Awal Februari, aku akui memang hari-hari yang cukup berat. Rasanya kepala sesak memikirkan pikiran ini itu. Ya sahabat ya keluarga ya papah ya ibu ya orang lain ya dia. Semuanya menyesakkan rasanya. Tapi Allah selalu tau melapangkan hati hamba-Nya yang tak lelah berharap. Aku harus selalu dapat menyenangkan orang-orang sekitarku. Aku harus sehat, Begitu sugesti baik yang selalu aku tanamkan. Sore itu aku menunggu di klinik spesialis dalam ditemani ibu. Again and again, dokter kemudian merujukku pada Dr.
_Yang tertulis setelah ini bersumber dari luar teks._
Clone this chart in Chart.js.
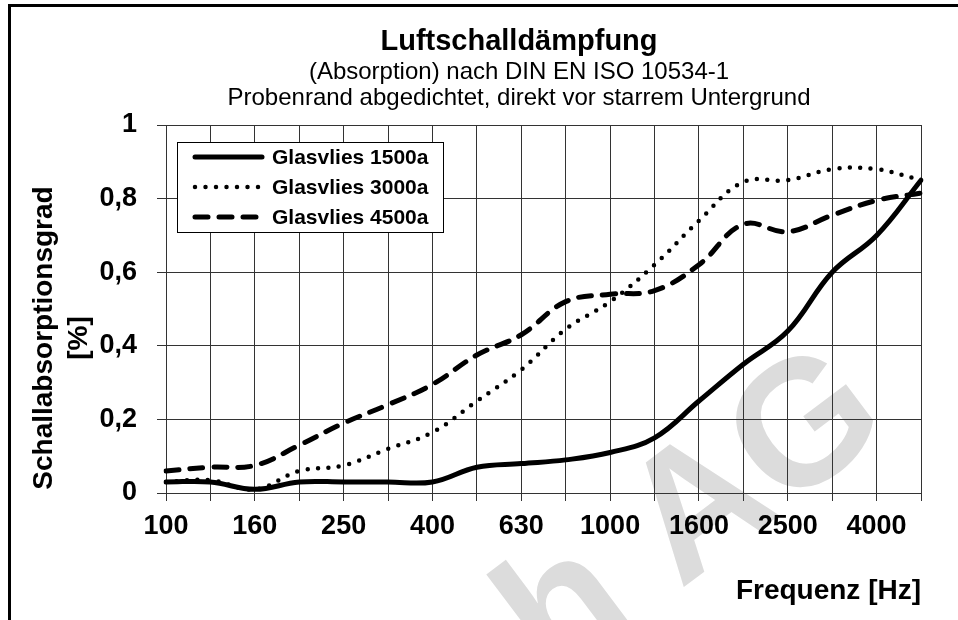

Kiki Ahmad Rizki dokter spesialis bedah onkologi di rumah sakit yang sama. Dia dokter sibuk, kalau pasien telat ya sudah mengantrilah di hari berikutnya. Namun sayangnya dia hanya ada di RS. Santo Yusup pada hari selasa, kamis dan sabtu saja. Nice.
Sepulang kerja aku memberanikan diri untuk periksa seorang diri ke Dokter bedah onkologi. Finally, dia memarahiku. "Kamu kan masih Nona datang periksa ya sama orang tua, kalau sudah Nyonya baru boleh ga bawa orang tua tapi sama suamimu." Jelas dokter dengan senyum menyindir. Hmmm Begitu penjelasan dokter yang hanya ku balas dengan senyum. "Oke jadi gimana dok?" tanyaku. "Kamu harus segera dioperasi, tumornya sih jinak, tumbuhnya lama, kamu juga gak nyeri apapun dan demam kan? Saya ambil tiroid sebelah kanan kamu itu. diameternya sudah 2 cm lebih. Hasil darahnya baik, kamu gak hipertiroid gak juga hipotiroid, itu cuma nodul tiroid" jawab dokter yang kemudian membuat sekujur badanku lemas. "Kembalilah segera kesini bersama orang tuamu, akan saya jelaska dan supaya kamu bisa segera naik ke meja operasi." jelasnya.
Sore itu aku pulang dari rumah sakit sendiri sambil terus mengusap air mata yang menetes tak karuan dari sudut gelap mataku.
Mungkin, Allah hendak memberi tahu jawaban lagi atas tanyaku yang belum terjawab. Tapi apa?